Ligués contre le cancer

Covid-19

Les questions éthiques posées par la crise

La pandémie de Covid-19 a soulevé des questions éthiques sinon inédites, du moins qui ne s’étaient jamais posées jusqu’alors avec une telle ampleur et une telle urgence. Sur cet aspect aussi, rien ne sera plus jamais comme avant…

Accès aux soins
Ethique
Pandémie

14/03/2022

« La crise a exacerbé des questions éthiques déjà présentes. Mais elle a aussi posé des questions nouvelles ou sous un nouveau jour. Par exemple, qu’est-ce qu’un système de soins équitable ? »

Jean-Philippe Cobbaut, professeur d’éthique médicale et directeur du Centre d’éthique médicale de l’Université catholique de Lille.

« La pandémie a aussi porté l’attention sur les soignants et les patients. Certaines évolutions se sont accélérées, comme le rôle du numérique dans le système de soins : songez à l’explosion de la télémédecine ou à une application comme TousAntiCovid. Mais la crise a également eu pour effet de laisser largement de côté  la démocratie sanitaire, avec les risques que cela comporte. On a aussi pris une conscience plus aiguë de tout l’enjeu de l’accès aux soins. Mais c’est une difficulté systémique, qui ne résulte pas seulement de la crise sanitaire. Quant à la question du tri des malades, elle est d’autant plus délicate qu’on est dans un système qui entend assurer une couverture universelle des soins. Même s’il y a eu des situations très difficiles qui ont pu obliger à faire des choix, le but a toujours été de permettre au plus grand nombre d’accéder aux soins.

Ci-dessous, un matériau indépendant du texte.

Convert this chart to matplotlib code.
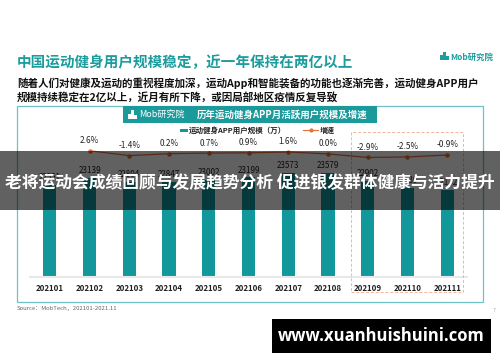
import matplotlib
matplotlib.use("Agg")
import matplotlib.pyplot as plt
from matplotlib.patches import Rectangle
from matplotlib.lines import Line2D

plt.rcParams['font.family'] = ['Noto Sans CJK SC', 'DejaVu Sans']

# data
months = ['202101', '202102', '202103', '202104', '202105', '202106',
          '202107', '202108', '202109', '202110', '202111']
users = [22551, 23139, 22804, 22847, 23002, 23199, 23573, 23579, 22902, 22339, 22132]
growth = [None, 2.6, -1.4, 0.2, 0.7, 0.9, 1.6, 0.0, -2.9, -2.5, -0.9]

title = '中国运动健身用户规模稳定，近一年保持在两亿以上'
subtitle = ['随着人们对健康及运动的重视程度加深，运动App和智能装备的功能也逐渐完善，运动健身APP用户',
            '规模持续稳定在2亿以上，近月有所下降，或因局部地区疫情反复导致']
chart_title = '历年运动健身APP月活跃用户规模及增速'
legend_bar = '运动健身APP用户规模（万）'
legend_line = '增速'
overlay_text = '老将运动会成绩回顾与发展趋势分析 促进银发群体健康与活力提升'
source = 'Source：MobTech，202101-2021.11'
site = 'www.xuanhuishuini.com'

TEAL = '#12979b'
TEAL_TXT = '#1d9c9d'
ORANGE = '#e4703c'

W, H = 500, 362
fig = plt.figure(figsize=(W / 100, H / 100), dpi=100)


def fx(x):
    return x / W


def fy(y):
    return 1 - y / H


def box(x0, y0, x1, y1, **kw):
    r = Rectangle((fx(x0), fy(y1)), fx(x1) - fx(x0), fy(y0) - fy(y1),
                  transform=fig.transFigure, **kw)
    fig.patches.append(r)
    return r


def text(x, y, s, **kw):
    return fig.text(fx(x), fy(y), s, **kw)


# header
text(17, 62, title, fontsize=10.5, fontweight='bold', color=TEAL_TXT, va='center')
for i, line in enumerate(subtitle):
    text(17, 83 + 14 * i, line, fontsize=7.6, fontweight='bold', color='#111111', va='center')

# small Mob logo top right
for (x0, h) in [(440, 5), (443, 8), (446, 4)]:
    box(x0, 60 - h, x0 + 2.5, 60, color=TEAL_TXT, lw=0)
text(450, 57, 'Mob研究院', fontsize=6.0, fontstyle='italic', color=TEAL_TXT,
     va='center', fontweight='bold')

# chart frame
box(17, 106, 483, 302, fill=False, edgecolor='#6cc2c4', lw=0.9)
box(123, 106, 377, 123, color='#1b9a9c', lw=0)
for (x0, h) in [(128, 5), (131, 9), (134, 4)]:
    box(x0, 119 - h, x0 + 2.5, 119, color='white', lw=0)
text(139, 114.5, 'Mob研究院', fontsize=6.5, fontstyle='italic', color='white',
     va='center')
text(197, 114.5, chart_title, fontsize=6.8, fontweight='bold', color='white', va='center')

# legend
box(180, 128.5, 188, 131.5, color=TEAL, lw=0)
text(189, 130, legend_bar, fontsize=5.4, fontweight='bold', color='#222222', va='center')
fig.lines.append(Line2D([fx(303), fx(318)], [fy(130), fy(130)], transform=fig.transFigure,
                        color=ORANGE, lw=0.8))
fig.lines.append(Line2D([fx(310.5)], [fy(130)], transform=fig.transFigure,
                        color=ORANGE, marker='o', markersize=2))
text(320, 130, legend_line, fontsize=5.4, fontweight='bold', color='#222222', va='center')

# dashed highlight of the last three months
box(351, 132, 463, 292, fill=False, edgecolor='#f5b39a', lw=0.7, ls=(0, (3, 2)))

# bar chart
ax = fig.add_axes([fx(30), fy(277), fx(467) - fx(30), fy(120) - fy(277)])
ax.set_facecolor('none')
x = list(range(len(months)))
ax.bar(x, users, width=0.33, color=TEAL, zorder=2)
for xi, v in zip(x, users):
    ax.annotate(str(v), (xi, v), xytext=(0, 2), textcoords='offset points',
                ha='center', va='bottom', fontsize=5.8, color='#222222')
ax.set_xlim(-0.5, 10.5)
ax.set_ylim(14733, 28078)
ax.set_xticks(x)
ax.set_xticklabels(months, fontsize=5.7, fontweight='bold', color='#222222')
ax.tick_params(axis='x', length=0, pad=5)
ax.set_yticks([])
for s in ['top', 'left', 'right']:
    ax.spines[s].set_visible(False)
ax.spines['bottom'].set_color('#e8e8e8')
ax.spines['bottom'].set_linewidth(1.5)

ax2 = ax.twinx()
gx = [xi for xi, g in zip(x, growth) if g is not None]
gy = [g for g in growth if g is not None]
ax2.plot(gx, gy, color=ORANGE, lw=0.9, marker='o', markersize=2.2, zorder=3)
for xi, g in zip(gx, gy):
    ax2.annotate(f'{g:.1f}%', (xi, g), xytext=(0, 4.0), textcoords='offset points',
                 ha='center', va='bottom', fontsize=5.9, color='#222222')
ax2.set_ylim(-100.9, 27.8)
ax2.set_yticks([])
for s in ax2.spines.values():
    s.set_visible(False)

# footer
text(17, 308, source, fontsize=4.3, color='#666666', va='center')
text(493, 311, '7', fontsize=4, color='#aaaaaa', va='center')
box(272, 319, 491, 353, color='black', lw=0, zorder=10)
text(381.5, 336, site, fontsize=12, fontweight='bold', color='white', ha='center',
     va='center', family='Open Sans', zorder=11)

# watermark band over the chart
box(0, 151, 500, 210, color='black', alpha=0.62, lw=0, zorder=10)
text(250, 183, overlay_text, fontsize=12.1, fontweight='bold', color='white',
     ha='center', va='center', zorder=11)

fig.savefig('out.png', dpi=100)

De même, on a beaucoup parlé de contraintes, notamment à propos de la vaccination. Or, depuis la déclaration de l’OMS dite “d’Alma-Ata”, en 1978, on va plutôt dans le sens inverse, celui d’une décision partagée, reposant avant tout sur  la motivation et l’accompagnement. Sur l’évolution de nos conceptions de la santé, il est clair que la pandémie, combinée avec l’impact du changement climatique, va conduire à réfléchir de façon différente et plus fine à ce que représente la santé, à ses enjeux, à ses moyens… Et un certain nombre d’évolutions à l’œuvre ou en gestation – la génétique, le numérique, la médecine prédictive… – vont sans aucun doute accélérer cette réflexion. »

..

Pantere : l’éthique en temps de crise
Recommandée, dès mars 2020, par le Comité consultatif national d’éthique (CCNE), la mise en place de « cellules de soutien éthique » a donné lieu à une étude intitulée Pantere (PANdémie, TERritoires et Éthique). Celle-ci a été menée notamment avec l’Inserm, le CHU de Caen-Normandie et le Centre de lutte contre le cancer François Baclesse de Caen, en partenariat avec Sciences Po et plusieurs espaces de réflexion éthique régionaux (ERER). Les travaux ont porté notamment sur les interactions et les modes de gouvernance de l’éthique en situation de crise, mais aussi sur les saisines des cellules de soutien éthique mises en place au début de la crise sanitaire. Plusieurs thèmes ont émergé, comme les droits et les besoins des usagers, le grand âge et le maintien des liens sociaux, la fin de vie, la mort et le processus de deuil, le dépistage, la vaccination et les outils de veille… Chacun de ces questionnements fait l’objet de propositions concrètes, mais aussi de préconisations plus générales. Le rapport de synthèse recommande ainsi, entre autres, de promouvoir des groupes d’éthique territoriale thématiques (santé publique, grand âge, fin de vie…) pour les professionnels et les usagers. Il préconise aussi de « faire vivre l’éthique au sein de la démocratie sanitaire », par exemple en renforçant la collaboration avec les associations d’usagers, de patients et de citoyens, en incluant leurs représentants au sein des ERER. Le Gouvernement devrait prochainement présenter une « feuille de route pour le développement de l’éthique » reprenant des propositions du rapport.